Congress vice president Rahul Gandhi poked fun at Centre for delay in counting scrapped currency notes.
NEW DELHI:
The Congress took a swipe at the government for the central bank still counting currency notes banned last year, with Rahul Gandhi suggesting that the government needed lessons in mathematics. Former Finance Minister P Chidambaram too wondered why the bank wanted to buy more currency counting machines when it could lease them.
Reserve Bank of India Governor Urjit Patel told the
parliamentary standing committee on Wednesday that he could not put a number on the number of the notes sucked out of circulation after Prime Minister Narendra Modi abruptly banned high value currency notes last November.
Mr Patel explained that officials were still counting the scrapped notes and declined to set a timeline for the exercise to complete, prompting a taunt from a lawmaker who wondered if the counting would be completed by March next year.

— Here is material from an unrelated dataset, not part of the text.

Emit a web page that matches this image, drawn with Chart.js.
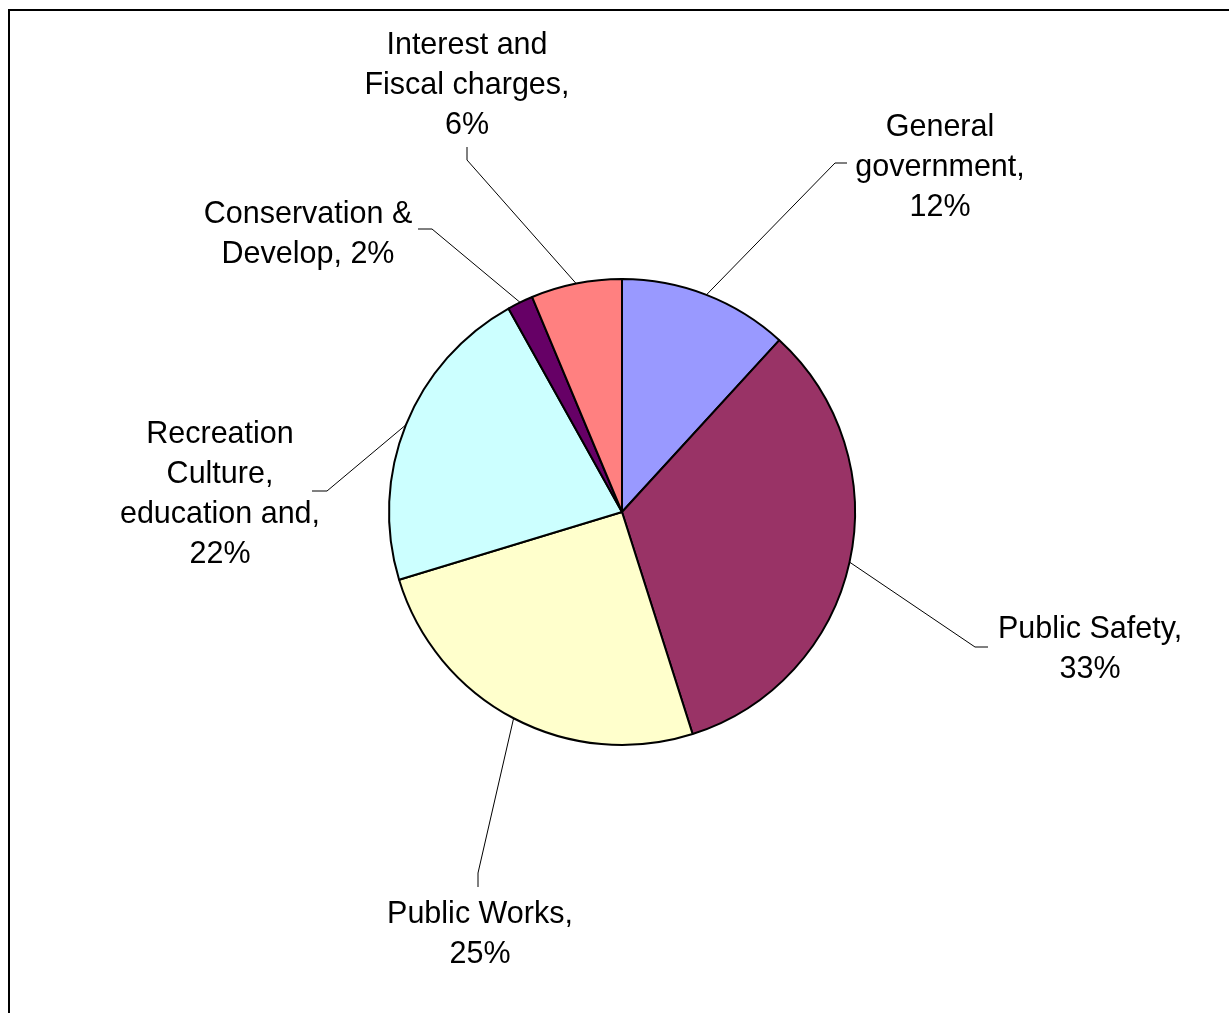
<!DOCTYPE html>
<html>
<head>
<meta charset="utf-8">
<script src="https://cdn.jsdelivr.net/npm/chart.js@4/dist/chart.umd.min.js"></script>
<style>
  html, body { margin: 0; padding: 0; background: #fff; overflow: hidden; }
  #chart { display: block; }
</style>
</head>
<body>
<canvas id="chart" width="1229" height="1013"></canvas>
<script>
// data
const categories = ['General government', 'Public Safety', 'Public Works',
	'Recreation Culture, education and', 'Conservation & Develop', 'Interest and Fiscal charges'];
const shares = [11.8, 33.3, 25.2, 21.6, 1.8, 6.3];
const sliceColors = ['#9999FF', '#993366', '#FFFFCC', '#CCFFFF', '#660066', '#FF8080'];
// label text, {p} is replaced by the percentage
const labelLines = [
	['General', 'government,', '{p}'],
	['Public Safety,', '{p}'],
	['Public Works,', '{p}'],
	['Recreation', 'Culture,', 'education and,', '{p}'],
	['Conservation &', 'Develop, {p}'],
	['Interest and', 'Fiscal charges,', '{p}']
];

// label placement, offsets from the pie centre in px
// text: centre x / first baseline, bend: leader elbow, end: leader end
const labelLayout = [
	{ text: [318, -376], bend: [213, -349], end: [225, -349] },
	{ text: [468, 126], bend: [353, 135], end: [366, 135] },
	{ text: [-142, 411], bend: [-144, 361], end: [-144, 375] },
	{ text: [-402, -69], bend: [-295, -21], end: [-310, -21] },
	{ text: [-314, -289], bend: [-190, -283], end: [-204, -283] },
	{ text: [-155, -458], bend: [-155, -352], end: [-155, -365] }
];

const total = shares.reduce((a, b) => a + b, 0);

const framePlugin = {
	id: 'frame',
	beforeDraw(chart) {
		const ctx = chart.ctx;
		ctx.save();
		ctx.fillStyle = '#fff';
		ctx.fillRect(0, 0, chart.width, chart.height);
		ctx.strokeStyle = '#000';
		ctx.lineWidth = 2;
		ctx.strokeRect(9, 10, chart.width + 20, chart.height + 20);
		ctx.restore();
	}
};

const labelPlugin = {
	id: 'sliceLabels',
	afterDatasetsDraw(chart) {
		const ctx = chart.ctx;
		const meta = chart.getDatasetMeta(0);
		ctx.save();
		ctx.font = '30.5px "Liberation Sans", Arial, sans-serif';
		ctx.fillStyle = '#000';
		ctx.textAlign = 'center';
		ctx.textBaseline = 'alphabetic';
		meta.data.forEach((arc, i) => {
			const { x, y, startAngle, endAngle, outerRadius } = arc.getProps(['x', 'y', 'startAngle', 'endAngle', 'outerRadius'], true);
			const mid = (startAngle + endAngle) / 2;
			const sx = x + Math.cos(mid) * outerRadius;
			const sy = y + Math.sin(mid) * outerRadius;
			const lay = labelLayout[i];
			ctx.strokeStyle = '#000';
			ctx.lineWidth = 1;
			ctx.beginPath();
			ctx.moveTo(sx, sy);
			ctx.lineTo(x + lay.bend[0], y + lay.bend[1]);
			ctx.lineTo(x + lay.end[0], y + lay.end[1]);
			ctx.stroke();

			const pct = Math.round(shares[i] / total * 100) + '%';
			labelLines[i].forEach((line, k) => {
				ctx.fillText(line.replace('{p}', pct), x + lay.text[0], y + lay.text[1] + k * 40);
			});
		});
		ctx.restore();
	}
};

const chart = new Chart(document.getElementById('chart'), {
	type: 'pie',
	data: {
		labels: categories,
		datasets: [{
			data: shares,
			backgroundColor: sliceColors,
			borderColor: '#000',
			borderWidth: 2
		}]
	},
	options: {
		responsive: false,
		animation: false,
		devicePixelRatio: 1,
		layout: { padding: { left: 388, right: 373, top: 278, bottom: 267 } },
		plugins: {
			legend: { display: false },
			tooltip: { enabled: false }
		}
	},
	plugins: [framePlugin, labelPlugin]
});
</script>
</body>
</html>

The Congress vice president picked up from there on Thursday to target the Prime Minister's Office. "GOI looking for a Math tutor. Please apply to PMO ASAP," Mr Gandhi said on Twitter, a reference to news report on the central bank still counting demonetised notes.
Incidentally,
the central bank did put out statistics of the scrapped currency notes that were deposited or exchanged by people in the weeks after the 8 November ban. But this was abruptly stopped by the RBI after
the finance ministry suggested in public that the central bank had got its math wrong. The central bank took the hint and treats the figures about deposits of the scrapped currency notes as a state secret.
Former Finance Minister P Chidambaram took a jab at the RBI on Thursday, referring to media reports that the RBI would buy more note-counting machines. "RBI buying note counting machines 8 months after demonetisation! Has RBI not heard of 'leasing'," he tweeted.
He next turned to the government's claims that it had provided self-employment opportunities to over 7 crore people, especially the youth, under its Mudra loan scheme. "7.28 crore youth self-employed under MUDRA loan scheme' -- that is title of mythological serial beginning today. Scriptwriters may apply," he posted on Twitter.
Reports that the central bank was buying counting machines - the information on which Mr Chidambaram based his attack on - may not be accurate. The RBI had put out a tender in May this year to lease 18 such machines, just as the Congress leader had advised.